■ Problem to solve:
Every record must be transcribed in its entirety, apart from the images, which are to be omitted.

=== Data shown ===

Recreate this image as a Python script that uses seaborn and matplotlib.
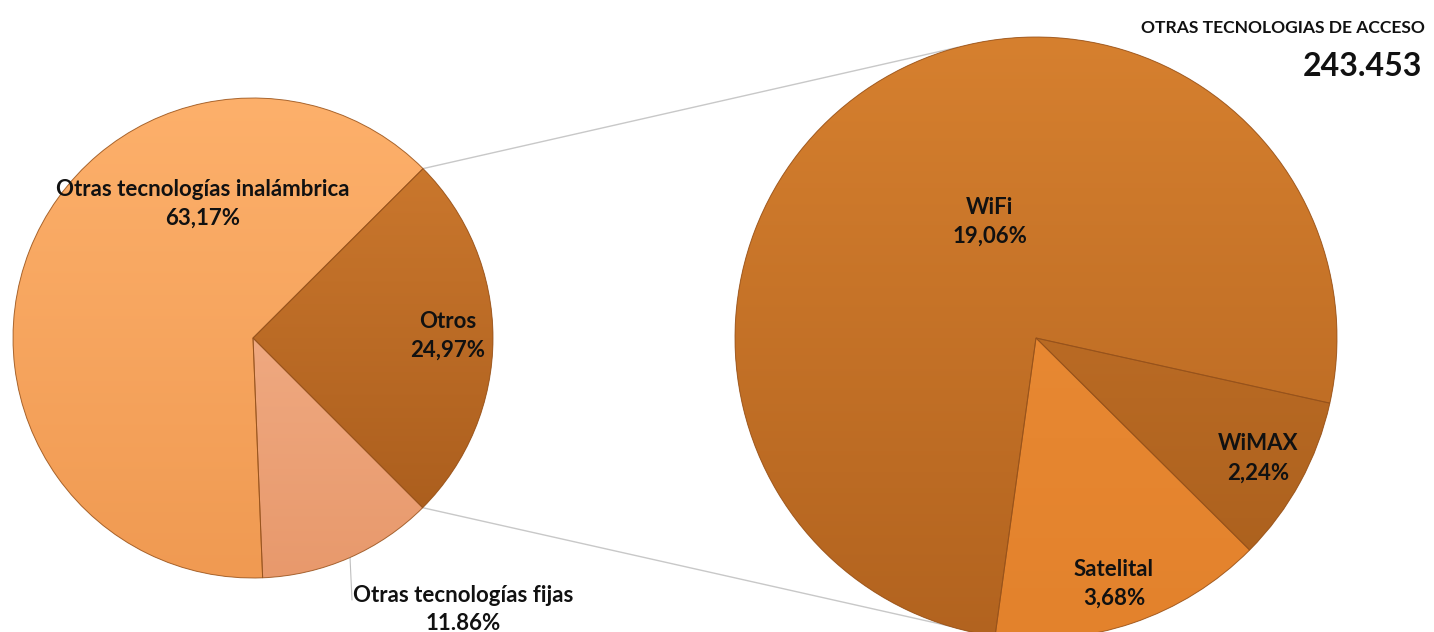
import numpy as np
import matplotlib
matplotlib.use("Agg")
import matplotlib.pyplot as plt
from matplotlib.colors import LinearSegmentedColormap
import seaborn as sns

# -------------------------------
# Data
# -------------------------------
main_labels = ["Otros", "Otras tecnologías inalámbrica", "Otras tecnologías fijas"]
main_values = [24.97, 63.17, 11.86]
main_pct_text = ["24,97%", "63,17%", "11.86%"]

sub_labels = ["WiFi", "Satelital", "WiMAX"]
sub_values = [19.06, 3.68, 2.24]
sub_pct_text = ["19,06%", "3,68%", "2,24%"]

total_title = "OTRAS TECNOLOGIAS DE ACCESO"
total_value = "243.453"

# -------------------------------
# Setup
# -------------------------------
sns.set_style("white")
plt.rcParams["font.family"] = ["Lato", "DejaVu Sans"]

W, H = 1434, 632
fig = plt.figure(figsize=(W / 100, H / 100), dpi=100)
ax = fig.add_axes([0, 0, 1, 1])
ax.axis("off")

main_center, main_r = (253, 294), 240
sub_center, sub_r = (1036, 294), 301

# gradient (top, bottom) for each slice
main_grad = [("#D07C30", "#A65A1B"), ("#FDB06B", "#F09A52"), ("#F6B894", "#E8996C")]
sub_grad = [("#D6802F", "#B2631F"), ("#EC8E38", "#E3822C"), ("#CB772C", "#A85E1C")]


def shade(wedges, grads, center, r):
    grad = np.linspace(0, 1, 256).reshape(-1, 1)
    for w, (top, bottom) in zip(wedges, grads):
        cmap = LinearSegmentedColormap.from_list("g", [bottom, top])
        w.set_facecolor(top)
        im = ax.imshow(grad, cmap=cmap, origin="lower", aspect="auto",
                       extent=[center[0] - r, center[0] + r, center[1] - r, center[1] + r],
                       zorder=2)
        im.set_clip_path(w)


edge_kw = dict(edgecolor="#94501A", linewidth=0.7, zorder=3, fill=False, alpha=0.8)

# -------------------------------
# Main pie
# -------------------------------
main_wedges, _ = ax.pie(main_values, startangle=-45, counterclock=True,
                        center=main_center, radius=main_r, wedgeprops=edge_kw)
main_fill, _ = ax.pie(main_values, startangle=-45, counterclock=True,
                      center=main_center, radius=main_r,
                      wedgeprops=dict(linewidth=0, zorder=1))
shade(main_fill, main_grad, main_center, main_r)

# -------------------------------
# Sub pie
# -------------------------------
sub_start = -12.5
sub_wedges, _ = ax.pie(sub_values, startangle=sub_start, counterclock=True,
                       center=sub_center, radius=sub_r, wedgeprops=edge_kw)
sub_fill, _ = ax.pie(sub_values, startangle=sub_start, counterclock=True,
                     center=sub_center, radius=sub_r,
                     wedgeprops=dict(linewidth=0, zorder=1))
shade(sub_fill, sub_grad, sub_center, sub_r)

# -------------------------------
# Connector lines
# -------------------------------
otros_a1 = main_wedges[0].theta1
otros_a2 = main_wedges[0].theta2
for a_main, a_sub in [(otros_a2, 105), (otros_a1, -98)]:
    x1 = main_center[0] + main_r * np.cos(np.radians(a_main))
    y1 = main_center[1] + main_r * np.sin(np.radians(a_main))
    x2 = sub_center[0] + sub_r * np.cos(np.radians(a_sub))
    y2 = sub_center[1] + sub_r * np.sin(np.radians(a_sub))
    ax.plot([x1, x2], [y1, y2], color="#C8C8C8", lw=1, zorder=0.5)

# leader line for "fijas"
ax.plot([350, 352], [H - 557, H - 600], color="#BFBFBF", lw=0.8)

# -------------------------------
# Labels
# -------------------------------
lab_kw = dict(ha="center", va="center", fontsize=16, fontweight="bold", color="#111111", zorder=5)
main_pos = [(448, 322), (203, 190), (463, 595)]
for (x, y), name, pct in zip(main_pos, main_labels, main_pct_text):
    ax.text(x, H - y, name, **lab_kw)
    ax.text(x, H - y - 28, pct, **lab_kw)

sub_pos = [(990, 207), (1114, 569), (1258, 444)]
for (x, y), name, pct in zip(sub_pos, sub_labels, sub_pct_text):
    ax.text(x, H - y, name, **lab_kw)
    ax.text(x, H - y - 29, pct, **lab_kw)

ax.text(1425, H - 28, total_title, ha="right", va="center", fontsize=12.6,
        fontweight="bold", color="#111111")
ax.text(1422, H - 66, total_value, ha="right", va="center", fontsize=23,
        fontweight="bold", color="#111111")

ax.set_xlim(0, W)
ax.set_ylim(0, H)
ax.set_aspect("equal")

plt.savefig("out.png", dpi=100)
plt.close()
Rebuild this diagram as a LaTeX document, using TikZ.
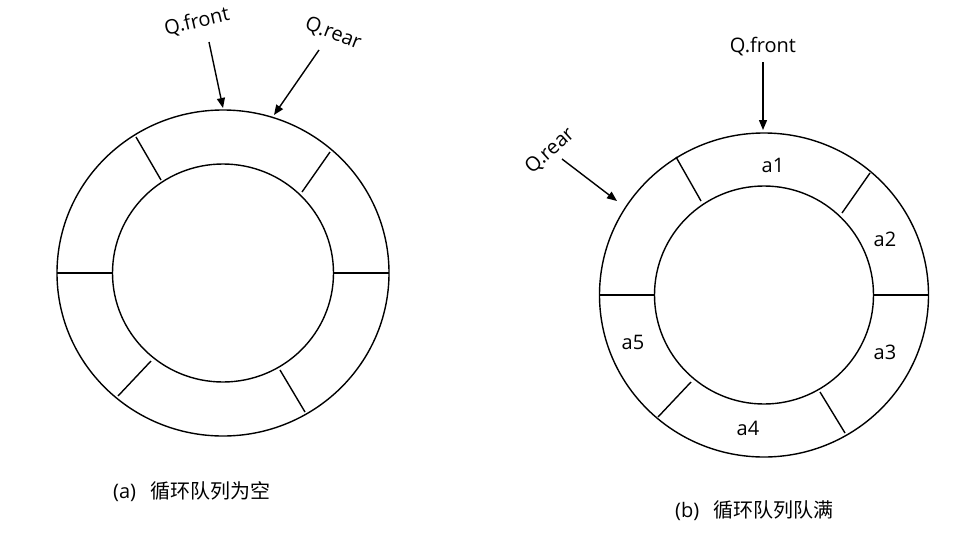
\documentclass[tikz,border=0pt]{standalone}
\usepackage{fontspec}
\setmainfont{Open Sans}
\newfontfamily\cjk{Noto Sans CJK SC}
\usetikzlibrary{arrows.meta}
\tikzset{
  ring/.style={line width=1.4pt},
  ptr/.style={line width=1.4pt,-{Triangle[length=10pt,width=8pt]}},
  lbl/.style={inner sep=0pt,font=\fontsize{20}{24}\selectfont},
  captext/.style={inner sep=0pt,anchor=west,font=\fontsize{20}{24}\selectfont}
}
\begin{document}
\begin{tikzpicture}[x=1pt,y=-1pt]
\useasboundingbox[fill=white] (0,0) rectangle (980,533);
% left ring
\begin{scope}[shift={(223,273)}]
  \coordinate (L) at (0,0);
  \draw[ring] (L) ellipse [x radius=166, y radius=163];
  \draw[ring] (L) ellipse [x radius=110.5, y radius=109];
  \draw[ring] (166,0) -- (111,0);
  \draw[ring] (107,-121) -- (79,-81);
  \draw[ring] (-87,-136) -- (-62,-93);
  \draw[ring] (-166,0) -- (-110,0);
  \draw[ring] (-105,123) -- (-72,88);
  \draw[ring] (82,139) -- (57,97);
\end{scope}
% right ring
\begin{scope}[shift={(764,295)}]
  \coordinate (R) at (0,0);
  \draw[ring] (R) ellipse [x radius=164.5, y radius=162];
  \draw[ring] (R) ellipse [x radius=109.5, y radius=109];
  \draw[ring] (164.5,0) -- (110,0);
  \draw[ring] (106,-122) -- (78,-82);
  \draw[ring] (-88,-138) -- (-63,-94);
  \draw[ring] (-164.5,0) -- (-110,0);
  \draw[ring] (-106,122) -- (-73,87);
  \draw[ring] (81,138) -- (56,97);
\end{scope}
% left labels and pointers
\node[lbl,rotate=13] (lf) at (197,22) {Q.front};
\node[lbl,rotate=-21] (lr) at (333,34) {Q.rear};
\coordinate (lfs) at (209,42);
\coordinate (lft) at (223,108);
\coordinate (lrs) at (319,50);
\coordinate (lrt) at (274,115);
\draw[ptr] (lfs) -- (lft);
\draw[ptr] (lrs) -- (lrt);
% right labels and pointers
\node[lbl] (rf) at (763,47) {Q.front};
\node[lbl,rotate=42] (rr) at (550,151) {Q.rear};
\coordinate (rfs) at (763,62);
\coordinate (rft) at (763,130);
\coordinate (rrs) at (562,159);
\coordinate (rrt) at (617,201);
\draw[ptr] (rfs) -- (rft);
\draw[ptr] (rrs) -- (rrt);
% elements
\node[lbl] (a1) at (773,165) {a1};
\node[lbl] (a2) at (885,239) {a2};
\node[lbl] (a3) at (885,352) {a3};
\node[lbl] (a4) at (748,428) {a4};
\node[lbl] (a5) at (633,342) {a5};
% captions
\node[captext] (ca) at (113,492) {(a)\hspace{0.7em}{\cjk 循环队列为空}};
\node[captext] (cb) at (675,511) {(b)\hspace{0.7em}{\cjk 循环队列队满}};
\end{tikzpicture}
\end{document}
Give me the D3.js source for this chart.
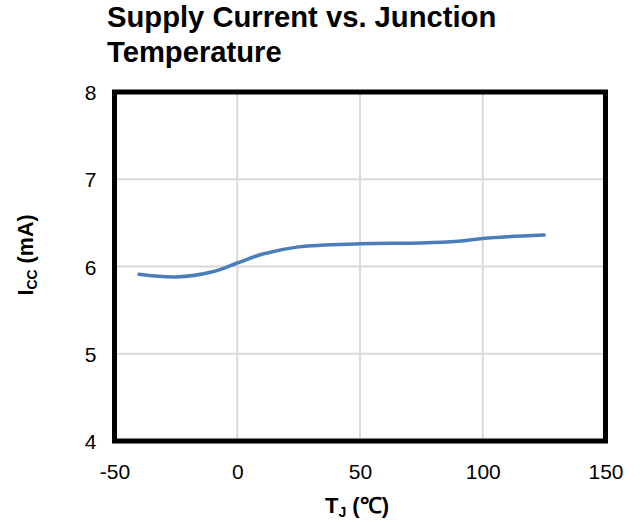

===

■ Solution to this exercise:
Recreate this image as a Python script that uses seaborn and matplotlib.
import numpy as np
import matplotlib
matplotlib.use("Agg")
import matplotlib.pyplot as plt
from matplotlib.colors import LinearSegmentedColormap
import seaborn as sns

# -------------------------------
# Data
# -------------------------------
main_labels = ["Otros", "Otras tecnologías inalámbrica", "Otras tecnologías fijas"]
main_values = [24.97, 63.17, 11.86]
main_pct_text = ["24,97%", "63,17%", "11.86%"]

sub_labels = ["WiFi", "Satelital", "WiMAX"]
sub_values = [19.06, 3.68, 2.24]
sub_pct_text = ["19,06%", "3,68%", "2,24%"]

total_title = "OTRAS TECNOLOGIAS DE ACCESO"
total_value = "243.453"

# -------------------------------
# Setup
# -------------------------------
sns.set_style("white")
plt.rcParams["font.family"] = ["Lato", "DejaVu Sans"]

W, H = 1434, 632
fig = plt.figure(figsize=(W / 100, H / 100), dpi=100)
ax = fig.add_axes([0, 0, 1, 1])
ax.axis("off")

main_center, main_r = (253, 294), 240
sub_center, sub_r = (1036, 294), 301

# gradient (top, bottom) for each slice
main_grad = [("#D07C30", "#A65A1B"), ("#FDB06B", "#F09A52"), ("#F6B894", "#E8996C")]
sub_grad = [("#D6802F", "#B2631F"), ("#EC8E38", "#E3822C"), ("#CB772C", "#A85E1C")]


def shade(wedges, grads, center, r):
    grad = np.linspace(0, 1, 256).reshape(-1, 1)
    for w, (top, bottom) in zip(wedges, grads):
        cmap = LinearSegmentedColormap.from_list("g", [bottom, top])
        w.set_facecolor(top)
        im = ax.imshow(grad, cmap=cmap, origin="lower", aspect="auto",
                       extent=[center[0] - r, center[0] + r, center[1] - r, center[1] + r],
                       zorder=2)
        im.set_clip_path(w)


edge_kw = dict(edgecolor="#94501A", linewidth=0.7, zorder=3, fill=False, alpha=0.8)

# -------------------------------
# Main pie
# -------------------------------
main_wedges, _ = ax.pie(main_values, startangle=-45, counterclock=True,
                        center=main_center, radius=main_r, wedgeprops=edge_kw)
main_fill, _ = ax.pie(main_values, startangle=-45, counterclock=True,
                      center=main_center, radius=main_r,
                      wedgeprops=dict(linewidth=0, zorder=1))
shade(main_fill, main_grad, main_center, main_r)

# -------------------------------
# Sub pie
# -------------------------------
sub_start = -12.5
sub_wedges, _ = ax.pie(sub_values, startangle=sub_start, counterclock=True,
                       center=sub_center, radius=sub_r, wedgeprops=edge_kw)
sub_fill, _ = ax.pie(sub_values, startangle=sub_start, counterclock=True,
                     center=sub_center, radius=sub_r,
                     wedgeprops=dict(linewidth=0, zorder=1))
shade(sub_fill, sub_grad, sub_center, sub_r)

# -------------------------------
# Connector lines
# -------------------------------
otros_a1 = main_wedges[0].theta1
otros_a2 = main_wedges[0].theta2
for a_main, a_sub in [(otros_a2, 105), (otros_a1, -98)]:
    x1 = main_center[0] + main_r * np.cos(np.radians(a_main))
    y1 = main_center[1] + main_r * np.sin(np.radians(a_main))
    x2 = sub_center[0] + sub_r * np.cos(np.radians(a_sub))
    y2 = sub_center[1] + sub_r * np.sin(np.radians(a_sub))
    ax.plot([x1, x2], [y1, y2], color="#C8C8C8", lw=1, zorder=0.5)

# leader line for "fijas"
ax.plot([350, 352], [H - 557, H - 600], color="#BFBFBF", lw=0.8)

# -------------------------------
# Labels
# -------------------------------
lab_kw = dict(ha="center", va="center", fontsize=16, fontweight="bold", color="#111111", zorder=5)
main_pos = [(448, 322), (203, 190), (463, 595)]
for (x, y), name, pct in zip(main_pos, main_labels, main_pct_text):
    ax.text(x, H - y, name, **lab_kw)
    ax.text(x, H - y - 28, pct, **lab_kw)

sub_pos = [(990, 207), (1114, 569), (1258, 444)]
for (x, y), name, pct in zip(sub_pos, sub_labels, sub_pct_text):
    ax.text(x, H - y, name, **lab_kw)
    ax.text(x, H - y - 29, pct, **lab_kw)

ax.text(1425, H - 28, total_title, ha="right", va="center", fontsize=12.6,
        fontweight="bold", color="#111111")
ax.text(1422, H - 66, total_value, ha="right", va="center", fontsize=23,
        fontweight="bold", color="#111111")

ax.set_xlim(0, W)
ax.set_ylim(0, H)
ax.set_aspect("equal")

plt.savefig("out.png", dpi=100)
plt.close()
Rebuild this diagram as a LaTeX document, using TikZ.
\documentclass[tikz,border=0pt]{standalone}
\usepackage{fontspec}
\setmainfont{Open Sans}
\newfontfamily\cjk{Noto Sans CJK SC}
\usetikzlibrary{arrows.meta}
\tikzset{
  ring/.style={line width=1.4pt},
  ptr/.style={line width=1.4pt,-{Triangle[length=10pt,width=8pt]}},
  lbl/.style={inner sep=0pt,font=\fontsize{20}{24}\selectfont},
  captext/.style={inner sep=0pt,anchor=west,font=\fontsize{20}{24}\selectfont}
}
\begin{document}
\begin{tikzpicture}[x=1pt,y=-1pt]
\useasboundingbox[fill=white] (0,0) rectangle (980,533);
% left ring
\begin{scope}[shift={(223,273)}]
  \coordinate (L) at (0,0);
  \draw[ring] (L) ellipse [x radius=166, y radius=163];
  \draw[ring] (L) ellipse [x radius=110.5, y radius=109];
  \draw[ring] (166,0) -- (111,0);
  \draw[ring] (107,-121) -- (79,-81);
  \draw[ring] (-87,-136) -- (-62,-93);
  \draw[ring] (-166,0) -- (-110,0);
  \draw[ring] (-105,123) -- (-72,88);
  \draw[ring] (82,139) -- (57,97);
\end{scope}
% right ring
\begin{scope}[shift={(764,295)}]
  \coordinate (R) at (0,0);
  \draw[ring] (R) ellipse [x radius=164.5, y radius=162];
  \draw[ring] (R) ellipse [x radius=109.5, y radius=109];
  \draw[ring] (164.5,0) -- (110,0);
  \draw[ring] (106,-122) -- (78,-82);
  \draw[ring] (-88,-138) -- (-63,-94);
  \draw[ring] (-164.5,0) -- (-110,0);
  \draw[ring] (-106,122) -- (-73,87);
  \draw[ring] (81,138) -- (56,97);
\end{scope}
% left labels and pointers
\node[lbl,rotate=13] (lf) at (197,22) {Q.front};
\node[lbl,rotate=-21] (lr) at (333,34) {Q.rear};
\coordinate (lfs) at (209,42);
\coordinate (lft) at (223,108);
\coordinate (lrs) at (319,50);
\coordinate (lrt) at (274,115);
\draw[ptr] (lfs) -- (lft);
\draw[ptr] (lrs) -- (lrt);
% right labels and pointers
\node[lbl] (rf) at (763,47) {Q.front};
\node[lbl,rotate=42] (rr) at (550,151) {Q.rear};
\coordinate (rfs) at (763,62);
\coordinate (rft) at (763,130);
\coordinate (rrs) at (562,159);
\coordinate (rrt) at (617,201);
\draw[ptr] (rfs) -- (rft);
\draw[ptr] (rrs) -- (rrt);
% elements
\node[lbl] (a1) at (773,165) {a1};
\node[lbl] (a2) at (885,239) {a2};
\node[lbl] (a3) at (885,352) {a3};
\node[lbl] (a4) at (748,428) {a4};
\node[lbl] (a5) at (633,342) {a5};
% captions
\node[captext] (ca) at (113,492) {(a)\hspace{0.7em}{\cjk 循环队列为空}};
\node[captext] (cb) at (675,511) {(b)\hspace{0.7em}{\cjk 循环队列队满}};
\end{tikzpicture}
\end{document}
Give me the D3.js source for this chart.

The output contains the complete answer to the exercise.